In releasing the figures, Dr Adam Graycar, AIC Director, highlighted the limited availability of published information on the number and types of firearm injuries recorded in Australia. "The need for such information has become increasingly important, especially since the introduction of firearms regulations limiting access to firearms", he stated.

The figures are contained in a report, Firearm-related Morbidity in Australia 1994-95 to 1998-99 by Jenny Mouzos. Other facts outlined in the report include:

  • About half of firearm incidents giving rise to hospital treatment in Australia are unintentional. Hospital treatment due to self-inflicted firearm injuries accounted for approximately 16 to 21 per cent during the five-year period. Just under one-quarter of all firearm-related hospital treatments were due to assault. Injuries as a result of law enforcement officers performing their legal duties accounted for just one to two per cent of all recorded firearm-related hospital treatments in Australia.
  • Based on the available information where the type of firearm was recorded (excluding legal intervention and undetermined injuries) most firearm-related injuries were committed with a shotgun (36.1%), a hunting rifle (32.6%) or a handgun (28.5%). About 3 per cent were committed with a military firearm.

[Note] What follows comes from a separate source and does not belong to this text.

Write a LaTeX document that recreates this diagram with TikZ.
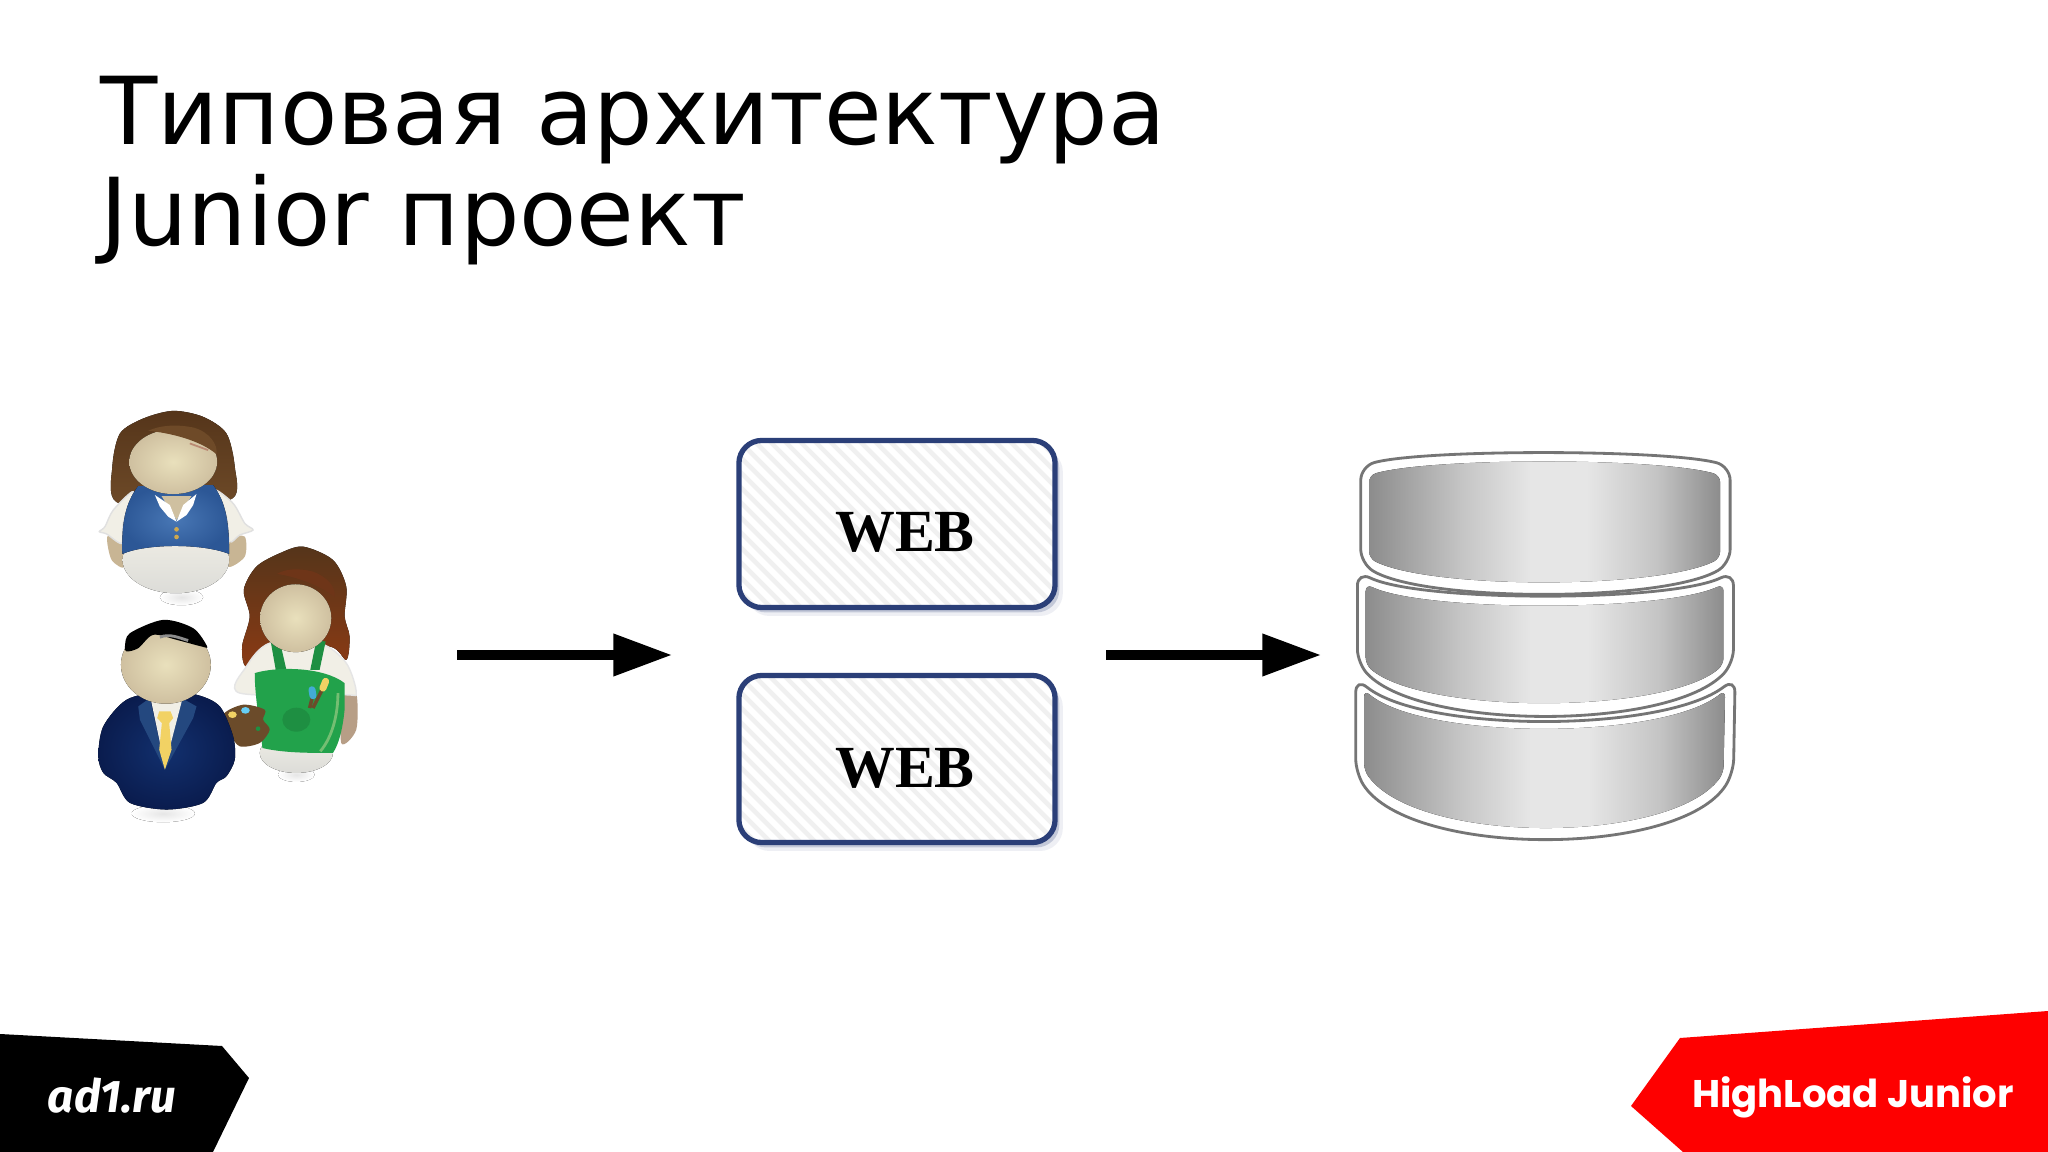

  • About nine out of ten firearm-related hospital treatments during the five-year period involved males.
  • Similar to males, the largest proportion of hospital treatments involving females was for accidental injuries (43.4%), and assaults (32.3%).
  • The paper emphasises that firearm-related hospital treatments do not measure the incidence of firearm-related injuries in Australia, as not all persons who suffer firearm-related injuries seek medical attention at a hospital and are admitted.